- _Material for this task_:
====================
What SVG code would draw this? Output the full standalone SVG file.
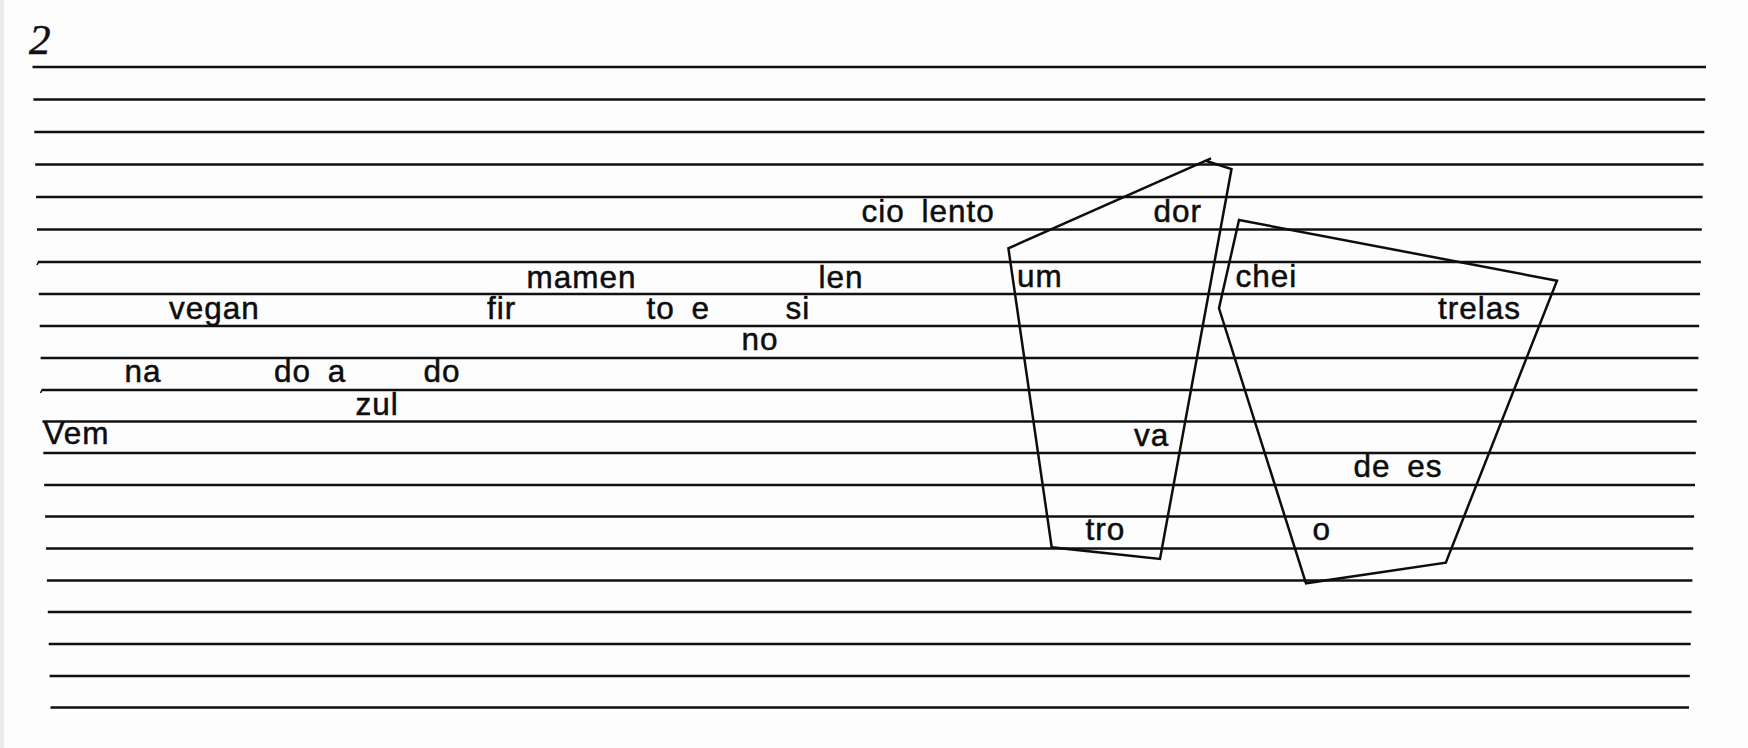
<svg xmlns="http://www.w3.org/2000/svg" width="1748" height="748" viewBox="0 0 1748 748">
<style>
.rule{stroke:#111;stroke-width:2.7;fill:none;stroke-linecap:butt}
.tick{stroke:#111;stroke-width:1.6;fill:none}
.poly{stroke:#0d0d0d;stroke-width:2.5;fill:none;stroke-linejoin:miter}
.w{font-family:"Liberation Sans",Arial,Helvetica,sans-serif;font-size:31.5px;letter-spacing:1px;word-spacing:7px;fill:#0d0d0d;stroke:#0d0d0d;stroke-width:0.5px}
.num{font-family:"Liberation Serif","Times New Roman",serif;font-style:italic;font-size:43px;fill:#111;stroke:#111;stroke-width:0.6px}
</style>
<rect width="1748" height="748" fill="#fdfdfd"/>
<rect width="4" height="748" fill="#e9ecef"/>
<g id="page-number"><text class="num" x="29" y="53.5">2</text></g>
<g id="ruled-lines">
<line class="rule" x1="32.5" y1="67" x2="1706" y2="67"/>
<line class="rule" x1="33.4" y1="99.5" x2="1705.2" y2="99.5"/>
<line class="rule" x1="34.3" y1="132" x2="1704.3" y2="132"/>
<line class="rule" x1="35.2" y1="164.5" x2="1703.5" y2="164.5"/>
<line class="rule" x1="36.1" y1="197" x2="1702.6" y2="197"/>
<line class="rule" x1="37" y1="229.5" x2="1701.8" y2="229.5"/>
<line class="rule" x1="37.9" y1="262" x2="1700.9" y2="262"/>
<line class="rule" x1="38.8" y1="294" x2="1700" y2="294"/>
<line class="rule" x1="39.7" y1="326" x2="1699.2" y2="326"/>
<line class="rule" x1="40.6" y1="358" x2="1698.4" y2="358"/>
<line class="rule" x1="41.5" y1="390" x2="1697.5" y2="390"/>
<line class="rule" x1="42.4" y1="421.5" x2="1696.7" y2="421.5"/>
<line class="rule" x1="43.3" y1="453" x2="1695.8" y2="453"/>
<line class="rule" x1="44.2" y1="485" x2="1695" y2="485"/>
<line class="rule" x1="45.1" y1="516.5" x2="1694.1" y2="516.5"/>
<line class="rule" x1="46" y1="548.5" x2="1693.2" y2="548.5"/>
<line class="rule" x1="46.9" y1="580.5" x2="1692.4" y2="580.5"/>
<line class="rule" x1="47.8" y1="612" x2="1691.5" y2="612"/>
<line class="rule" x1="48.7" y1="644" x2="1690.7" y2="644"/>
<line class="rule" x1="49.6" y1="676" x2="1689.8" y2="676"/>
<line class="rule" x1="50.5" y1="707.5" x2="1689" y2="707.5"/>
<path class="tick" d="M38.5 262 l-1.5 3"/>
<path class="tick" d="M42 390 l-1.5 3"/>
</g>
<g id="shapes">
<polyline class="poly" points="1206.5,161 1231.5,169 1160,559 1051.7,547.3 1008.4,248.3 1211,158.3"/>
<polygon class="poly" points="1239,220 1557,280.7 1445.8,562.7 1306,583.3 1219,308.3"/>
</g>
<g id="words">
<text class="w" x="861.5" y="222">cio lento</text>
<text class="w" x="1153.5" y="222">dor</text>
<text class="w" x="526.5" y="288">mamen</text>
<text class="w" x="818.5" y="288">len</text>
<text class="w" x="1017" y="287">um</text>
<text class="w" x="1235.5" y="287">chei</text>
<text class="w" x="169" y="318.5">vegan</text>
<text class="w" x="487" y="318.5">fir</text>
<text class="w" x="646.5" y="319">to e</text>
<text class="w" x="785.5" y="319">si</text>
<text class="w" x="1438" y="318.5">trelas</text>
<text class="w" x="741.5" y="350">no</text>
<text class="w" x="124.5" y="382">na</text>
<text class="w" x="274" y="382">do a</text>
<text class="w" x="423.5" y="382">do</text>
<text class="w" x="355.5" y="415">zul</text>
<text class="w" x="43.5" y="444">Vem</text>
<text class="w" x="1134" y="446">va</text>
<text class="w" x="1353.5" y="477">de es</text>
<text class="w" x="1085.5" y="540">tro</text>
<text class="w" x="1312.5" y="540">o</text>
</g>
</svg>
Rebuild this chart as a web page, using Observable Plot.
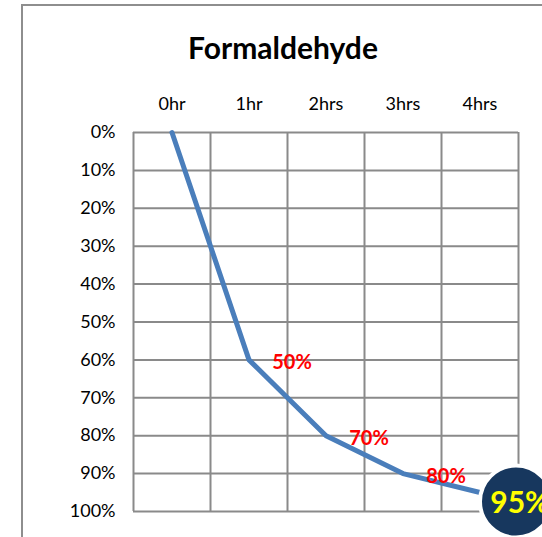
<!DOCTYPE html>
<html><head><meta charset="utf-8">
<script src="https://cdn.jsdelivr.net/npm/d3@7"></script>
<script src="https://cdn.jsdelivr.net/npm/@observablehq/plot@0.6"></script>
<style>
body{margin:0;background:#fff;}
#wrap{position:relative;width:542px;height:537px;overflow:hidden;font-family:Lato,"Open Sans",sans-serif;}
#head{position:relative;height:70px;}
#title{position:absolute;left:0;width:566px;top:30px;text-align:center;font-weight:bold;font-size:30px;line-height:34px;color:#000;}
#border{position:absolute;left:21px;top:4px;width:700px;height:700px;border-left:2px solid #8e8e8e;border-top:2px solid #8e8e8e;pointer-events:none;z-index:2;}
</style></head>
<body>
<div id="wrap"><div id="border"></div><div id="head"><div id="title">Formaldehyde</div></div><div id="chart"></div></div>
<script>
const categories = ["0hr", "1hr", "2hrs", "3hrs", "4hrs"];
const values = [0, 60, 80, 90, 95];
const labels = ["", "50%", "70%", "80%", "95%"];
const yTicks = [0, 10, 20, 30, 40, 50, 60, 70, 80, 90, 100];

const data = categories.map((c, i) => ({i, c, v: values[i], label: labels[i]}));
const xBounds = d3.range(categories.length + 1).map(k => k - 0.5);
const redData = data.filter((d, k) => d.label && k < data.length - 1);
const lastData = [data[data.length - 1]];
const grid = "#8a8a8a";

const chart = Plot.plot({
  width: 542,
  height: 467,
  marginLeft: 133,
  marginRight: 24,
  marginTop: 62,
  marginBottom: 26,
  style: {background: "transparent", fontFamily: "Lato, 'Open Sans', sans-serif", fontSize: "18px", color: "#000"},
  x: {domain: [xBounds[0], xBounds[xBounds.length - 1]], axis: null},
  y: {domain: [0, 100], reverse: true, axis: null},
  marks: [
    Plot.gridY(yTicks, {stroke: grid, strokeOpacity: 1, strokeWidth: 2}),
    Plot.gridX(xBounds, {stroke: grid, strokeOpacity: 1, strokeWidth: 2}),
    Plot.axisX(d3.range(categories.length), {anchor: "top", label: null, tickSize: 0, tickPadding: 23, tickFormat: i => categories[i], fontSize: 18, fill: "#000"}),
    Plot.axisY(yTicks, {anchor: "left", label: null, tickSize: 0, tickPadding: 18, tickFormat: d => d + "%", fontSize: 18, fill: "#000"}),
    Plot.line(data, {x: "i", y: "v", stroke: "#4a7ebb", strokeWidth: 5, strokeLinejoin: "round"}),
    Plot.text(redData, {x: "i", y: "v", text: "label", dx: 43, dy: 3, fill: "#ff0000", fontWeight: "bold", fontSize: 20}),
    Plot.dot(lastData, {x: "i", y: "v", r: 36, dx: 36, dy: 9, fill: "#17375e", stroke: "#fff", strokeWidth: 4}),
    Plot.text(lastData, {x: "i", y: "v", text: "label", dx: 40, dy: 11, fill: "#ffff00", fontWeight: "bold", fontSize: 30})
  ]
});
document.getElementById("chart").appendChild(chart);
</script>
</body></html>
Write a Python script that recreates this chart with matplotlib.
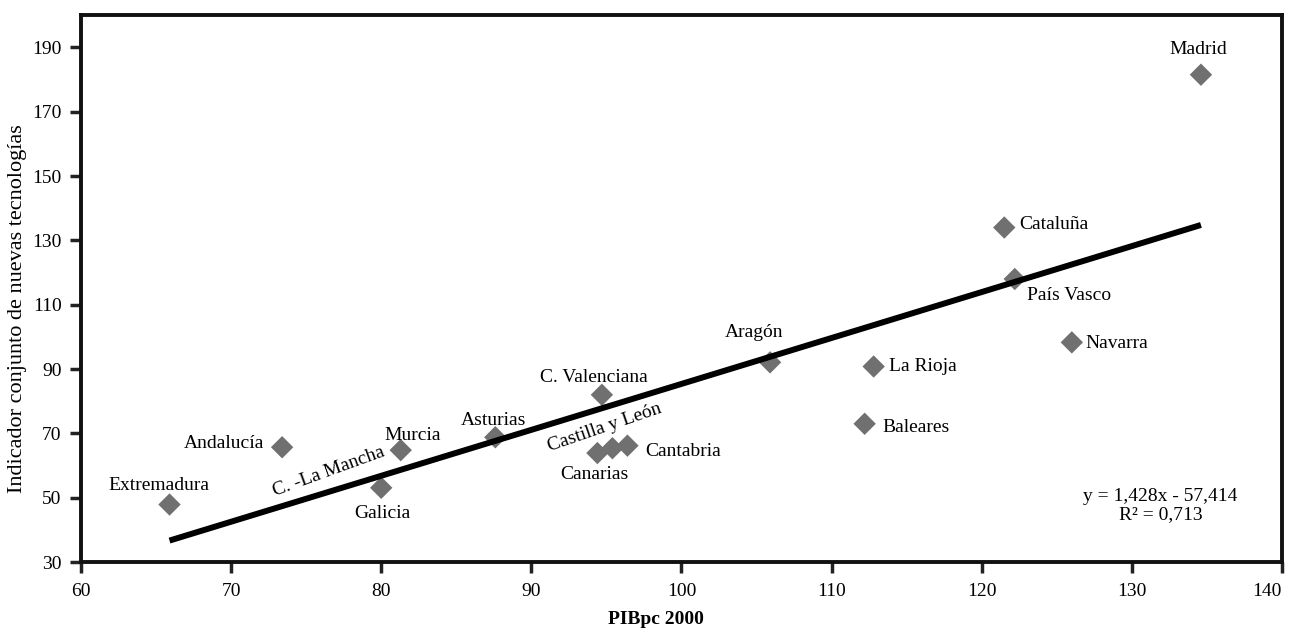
====================
- _Problem_: Report the number of lines of the listing above that hold the string "page", with no other text.

- _Solution to this exercise_: 2